Data extract:
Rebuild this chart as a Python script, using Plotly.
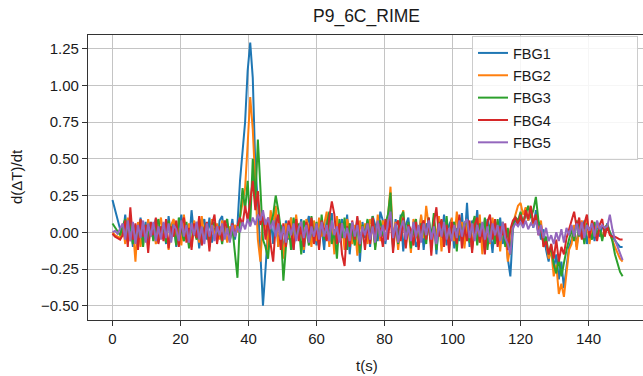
import plotly.graph_objects as go

T_STEP = 0.75  # sample spacing in seconds
N_SAMPLES = 201

FBG1 = [
    0.22, 0.15, 0.08, 0.02, -0.03, 0.12, -0.05, 0.08, -0.10, 0.05, -0.06, 0.10, -0.04, 0.07, -0.09, 0.04, -0.02, 0.09, -0.07, 0.03,
    0.06, -0.08, 0.11, -0.03, 0.08, -0.10, 0.02, 0.12, -0.06, 0.05, -0.09, 0.15, -0.02, 0.07, -0.11, 0.04, 0.09, -0.05, 0.10, -0.07,
    0.03, -0.06, 0.08, 0.11, -0.04, 0.06, -0.02, 0.09, -0.05, 0.05, 0.35, 0.55, 0.75, 1.10, 1.29, 1.05, 0.45, 0.20, -0.20, -0.50,
    -0.25, 0.02, 0.10, -0.08, 0.12, -0.10, 0.05, -0.15, 0.08, -0.05, 0.10, -0.12, 0.06, -0.03, 0.09, -0.14, 0.04, 0.11, -0.07, 0.05,
    -0.09, 0.08, 0.03, -0.12, 0.10, -0.05, 0.13, -0.10, 0.06, -0.02, 0.09, -0.08, 0.12, -0.15, 0.04, -0.06, 0.10, -0.20, 0.07, -0.04,
    0.08, -0.10, 0.11, 0.05, -0.06, 0.14, 0.08, -0.08, 0.06, 0.22, -0.11, 0.09, -0.04, 0.12, -0.13, 0.05, 0.10, -0.07, 0.03, -0.10,
    -0.05, 0.11, -0.12, 0.06, 0.02, -0.08, 0.10, -0.15, 0.07, -0.04, 0.12, -0.09, 0.05, 0.09, -0.11, 0.03, -0.06, 0.13, -0.08, 0.20,
    -0.10, 0.08, -0.03, 0.15, -0.07, 0.04, -0.12, 0.09, 0.02, -0.14, 0.07, -0.05, 0.10, -0.08, 0.03, -0.18, -0.30, 0.02, 0.09, 0.05,
    0.10, 0.05, 0.14, 0.08, 0.12, 0.03, 0.15, 0.06, -0.05, 0.02, -0.12, -0.20, -0.08, -0.25, -0.15, -0.32, -0.20, -0.38, -0.25, -0.10,
    -0.05, 0.03, -0.10, 0.06, -0.04, 0.08, -0.08, 0.02, 0.05, -0.06, 0.07, -0.03, 0.04, 0.01, 0.06, 0.00, -0.03, -0.06, -0.08, -0.10,
    -0.10,
]

FBG2 = [
    0.00, -0.02, -0.03, -0.04, 0.05, -0.08, 0.10, -0.06, 0.03, -0.20, 0.07, -0.10, 0.04, -0.05, 0.09, -0.03, 0.06, -0.08, 0.02, 0.10,
    -0.04, 0.07, -0.12, 0.05, 0.09, -0.06, 0.03, -0.09, 0.12, -0.02, 0.06, -0.10, 0.08, 0.02, -0.07, 0.11, -0.04, 0.05, -0.08, 0.09,
    -0.03, 0.06, -0.05, 0.08, 0.02, -0.07, 0.04, -0.02, 0.05, 0.00, 0.10, 0.20, 0.30, 0.60, 0.92, 0.70, 0.30, -0.05, -0.20, 0.10,
    0.08, -0.12, 0.15, 0.05, 0.18, -0.10, 0.02, -0.18, 0.06, -0.04, 0.10, -0.08, 0.12, -0.02, 0.07, -0.12, 0.09, 0.03, -0.10, 0.08,
    -0.06, 0.10, -0.03, 0.05, 0.14, -0.10, 0.07, -0.15, 0.11, -0.04, 0.06, -0.12, 0.09, 0.02, -0.08, 0.05, -0.16, 0.08, -0.02, 0.06,
    -0.08, 0.09, 0.04, -0.10, 0.12, -0.06, 0.08, 0.02, 0.10, 0.31, -0.05, 0.07, -0.12, 0.05, 0.15, -0.08, 0.04, -0.14, 0.09, 0.02,
    -0.07, 0.12, -0.04, 0.18, 0.05, -0.10, 0.08, -0.03, 0.11, -0.13, 0.06, 0.02, -0.09, 0.10, -0.06, 0.14, -0.02, 0.07, -0.11, 0.08,
    0.03, -0.12, 0.09, -0.05, 0.12, -0.15, 0.06, 0.01, -0.08, 0.10, -0.04, 0.07, -0.13, 0.05, 0.02, -0.20, -0.10, 0.06, 0.12, 0.18,
    0.20, 0.12, 0.17, 0.08, 0.14, 0.05, 0.10, 0.00, 0.08, -0.10, -0.05, -0.18, -0.12, -0.30, -0.22, -0.42, -0.35, -0.44, -0.28, -0.12,
    -0.08, 0.05, -0.12, 0.02, 0.08, -0.05, 0.10, -0.08, 0.04, -0.02, 0.06, 0.01, -0.04, 0.03, 0.05, -0.01, -0.06, -0.10, -0.14, -0.18,
    -0.20,
]

FBG3 = [
    0.06, 0.03, 0.01, -0.02, 0.04, 0.09, -0.05, 0.06, -0.08, 0.02, -0.04, 0.08, -0.10, 0.05, -0.03, 0.07, -0.06, 0.03, 0.09, -0.04,
    0.05, -0.07, 0.08, -0.02, 0.04, -0.09, 0.10, 0.02, -0.06, 0.07, -0.11, 0.05, 0.01, -0.05, 0.09, -0.08, 0.03, 0.06, -0.10, 0.04,
    0.07, -0.04, 0.02, -0.08, 0.05, 0.09, -0.06, 0.03, -0.12, -0.31, 0.10, 0.30, 0.15, 0.35, 0.05, 0.50, 0.20, 0.63, 0.30, -0.05,
    -0.10, -0.18, 0.05, 0.12, 0.25, 0.15, 0.02, -0.33, -0.10, 0.05, -0.12, 0.10, -0.03, 0.06, -0.15, 0.08, 0.02, -0.09, 0.11, -0.04,
    0.07, -0.10, 0.12, -0.05, 0.04, 0.14, -0.08, 0.02, -0.18, 0.09, -0.04, 0.10, -0.12, 0.06, 0.01, -0.09, 0.08, -0.14, 0.05, -0.02,
    0.09, -0.06, 0.11, -0.12, 0.04, 0.08, -0.03, 0.06, 0.12, 0.27, -0.10, 0.05, -0.08, 0.10, 0.14, -0.05, 0.07, -0.11, 0.03, 0.09,
    -0.10, 0.06, 0.02, -0.08, 0.10, -0.04, 0.13, -0.12, 0.05, 0.08, -0.06, 0.11, -0.09, 0.03, 0.07, -0.13, 0.10, -0.02, 0.06, 0.09,
    -0.07, 0.04, 0.11, -0.09, 0.06, -0.03, 0.10, -0.12, 0.05, 0.02, -0.08, 0.09, -0.05, 0.07, -0.10, 0.03, -0.15, 0.05, 0.10, 0.08,
    0.14, 0.06, 0.12, 0.18, 0.10, 0.15, 0.24, 0.08, 0.02, -0.08, -0.03, -0.15, -0.10, -0.22, -0.28, -0.18, -0.30, -0.20, -0.12, -0.05,
    0.02, -0.06, 0.08, -0.03, 0.05, -0.08, 0.06, 0.01, -0.05, 0.07, -0.02, 0.04, -0.06, 0.03, 0.05, 0.00, -0.06, -0.15, -0.22, -0.27,
    -0.30,
]

FBG4 = [
    -0.01, -0.03, -0.04, -0.05, -0.02, 0.08, -0.10, 0.17, -0.05, 0.06, -0.12, 0.09, -0.03, 0.05, -0.14, 0.07, -0.02, 0.10, -0.08, 0.04,
    -0.06, 0.09, -0.11, 0.04, -0.03, 0.08, -0.10, 0.05, 0.10, -0.07, 0.03, -0.12, 0.06, -0.04, 0.11, -0.09, 0.02, 0.07, -0.13, 0.05,
    0.12, -0.08, 0.04, -0.06, 0.08, 0.02, -0.05, 0.06, -0.02, 0.04, 0.10, 0.05, 0.18, 0.08, 0.22, 0.35, 0.15, 0.28, 0.05, 0.12,
    -0.05, 0.10, -0.08, -0.20, 0.05, 0.12, -0.12, 0.06, -0.10, 0.08, 0.02, -0.12, 0.09, -0.06, 0.04, -0.10, 0.07, -0.03, 0.10, -0.08,
    0.05, -0.12, 0.08, 0.02, -0.06, 0.10, 0.21, 0.12, -0.08, 0.06, -0.15, -0.23, 0.04, -0.10, 0.08, -0.05, 0.11, -0.09, 0.03, -0.12,
    0.06, -0.08, 0.10, -0.04, 0.07, 0.02, -0.10, 0.09, -0.05, 0.12, -0.14, 0.04, 0.08, -0.06, 0.10, -0.11, 0.05, 0.02, -0.09, 0.07,
    -0.12, 0.04, 0.08, -0.05, 0.10, -0.16, 0.06, 0.17, -0.03, 0.09, -0.10, 0.05, -0.14, 0.07, 0.02, -0.08, 0.12, -0.11, 0.04, -0.06,
    0.08, -0.14, 0.05, 0.10, -0.07, 0.03, -0.15, 0.07, 0.12, -0.05, 0.09, -0.10, 0.04, -0.02, 0.06, -0.12, 0.02, 0.08, 0.10, 0.05,
    0.12, 0.04, 0.15, 0.09, 0.18, 0.06, 0.12, -0.02, 0.05, -0.10, -0.06, -0.15, -0.08, -0.18, -0.05, -0.20, -0.10, -0.15, -0.04, 0.02,
    0.08, 0.14, 0.03, 0.10, -0.05, 0.06, 0.12, -0.04, 0.08, 0.02, -0.06, 0.05, 0.09, -0.03, 0.04, -0.02, -0.03, -0.03, -0.04, -0.05,
    -0.05,
]

FBG5 = [
    0.00, 0.01, -0.01, 0.02, 0.06, -0.05, 0.08, -0.06, 0.07, -0.08, 0.05, -0.04, 0.08, -0.07, 0.06, -0.03, 0.07, -0.06, 0.04, -0.05,
    0.07, -0.04, 0.06, -0.07, 0.05, 0.02, -0.06, 0.08, -0.03, 0.05, -0.07, 0.06, -0.02, 0.07, -0.05, 0.04, -0.08, 0.06, -0.03, 0.05,
    -0.06, 0.04, -0.02, 0.06, -0.05, 0.03, -0.07, 0.05, -0.03, 0.04, 0.00, 0.07, 0.02, 0.09, 0.04, 0.10, 0.05, 0.12, 0.08, 0.15,
    0.05, 0.10, 0.02, 0.08, -0.03, 0.06, -0.05, 0.04, -0.07, 0.05, -0.02, 0.06, -0.06, 0.03, 0.07, -0.04, 0.05, -0.07, 0.04, -0.03,
    0.06, -0.05, 0.07, -0.03, 0.05, -0.06, 0.08, -0.02, 0.04, -0.07, 0.06, -0.04, 0.03, -0.06, 0.07, -0.03, 0.05, -0.08, 0.04, -0.02,
    0.06, -0.05, 0.04, -0.07, 0.08, -0.03, 0.05, -0.06, 0.07, 0.14, -0.04, 0.06, -0.07, 0.03, 0.08, -0.05, 0.04, -0.06, 0.07, -0.03,
    0.05, -0.07, 0.06, -0.02, 0.08, -0.05, 0.04, -0.08, 0.06, -0.03, 0.07, -0.05, 0.03, -0.06, 0.05, -0.04, 0.08, -0.03, 0.06, 0.09,
    -0.04, 0.06, -0.06, 0.05, -0.03, 0.07, -0.05, 0.04, -0.07, 0.06, -0.02, 0.05, -0.06, 0.07, -0.04, -0.08, -0.15, 0.03, 0.06, 0.04,
    0.07, 0.03, 0.08, 0.02, 0.06, 0.04, 0.08, -0.02, 0.05, -0.04, 0.03, -0.06, -0.02, -0.08, 0.00, -0.06, 0.02, -0.07, 0.03, -0.02,
    0.05, -0.03, 0.06, -0.02, 0.07, -0.04, 0.05, 0.01, 0.06, -0.03, 0.08, 0.02, 0.05, 0.03, 0.04, 0.12, 0.02, -0.05, -0.10, -0.15,
    -0.19,
]

SERIES_NAMES = ["FBG1", "FBG2", "FBG3", "FBG4", "FBG5"]
SERIES = [FBG1, FBG2, FBG3, FBG4, FBG5]
COLORS = ["#1f77b4", "#ff7f0e", "#2ca02c", "#d62728", "#9467bd"]

t = [round(i * T_STEP, 4) for i in range(N_SAMPLES)]

FONT = "Liberation Sans, Arial, Helvetica, sans-serif"
LEGEND_PAD = "\u00a0" * 20  # widen legend box like the reference

fig = go.Figure()
for name, ys, col in zip(SERIES_NAMES, SERIES, COLORS):
    fig.add_trace(go.Scatter(x=t[:len(ys)], y=ys, mode="lines", name=name + LEGEND_PAD,
                             legendgroup=name,
                             line=dict(color=col, width=2)))

W, H = 643, 376
L, R, T, B = 88, 0, 35, 56
pw, ph = W - L - R, H - T - B

def px_x(x):
    return (x - L) / pw

def px_y(y):
    return (H - B - y) / ph

fig.update_layout(
    width=W, height=H,
    margin=dict(l=L, r=R, t=T, b=B, pad=0),
    paper_bgcolor="white", plot_bgcolor="white",
    font=dict(family=FONT, size=15, color="#1a1a1a"),
    showlegend=True,
    legend=dict(x=px_x(638), y=px_y(36), xanchor="right", yanchor="top",
                bordercolor="#cccccc", borderwidth=1,
                bgcolor="rgba(255,255,255,0.85)",
                font=dict(family=FONT, size=14.5, color="#1a1a1a"),
                tracegroupgap=0.5),
    annotations=[
        dict(text="P9_6C_RIME", xref="paper", yref="paper",
             x=px_x(366), y=px_y(16), xanchor="center", yanchor="middle",
             showarrow=False, font=dict(family=FONT, size=17.5, color="#1a1a1a")),
        dict(text="t(s)", xref="paper", yref="paper",
             x=px_x(367), y=px_y(365), xanchor="center", yanchor="middle",
             showarrow=False, font=dict(family=FONT, size=15, color="#1a1a1a")),
        dict(text="d(ΔT)/dt", xref="paper", yref="paper",
             x=px_x(16), y=px_y(177), xanchor="center", yanchor="middle",
             textangle=-90, showarrow=False,
             font=dict(family=FONT, size=15, color="#1a1a1a")),
    ],
)

fig.update_xaxes(
    range=[-7.2, 156.0], tick0=0, dtick=20,
    showgrid=True, gridcolor="#c4c4c4", gridwidth=1.1,
    zeroline=False,
    showline=True, linecolor="#333333", linewidth=1.1, mirror=True,
    ticks="outside", ticklen=5, tickwidth=1.1, tickcolor="#333333",
)
fig.update_yaxes(
    range=[-0.597, 1.342], tick0=0, dtick=0.25, tickformat=".2f",
    showgrid=True, gridcolor="#c4c4c4", gridwidth=1.1,
    zeroline=False,
    showline=True, linecolor="#333333", linewidth=1.1, mirror=False,
    ticks="outside", ticklen=5, tickwidth=1.1, tickcolor="#333333",
)

fig.write_html("out.html")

What you need to do: Repeat only the lines between the start of the data and the line with "N_SAMPLES = 201", including those two lines, and skip the pictures.

Answer:
Rebuild this chart as a Python script, using Plotly.
import plotly.graph_objects as go

T_STEP = 0.75  # sample spacing in seconds
N_SAMPLES = 201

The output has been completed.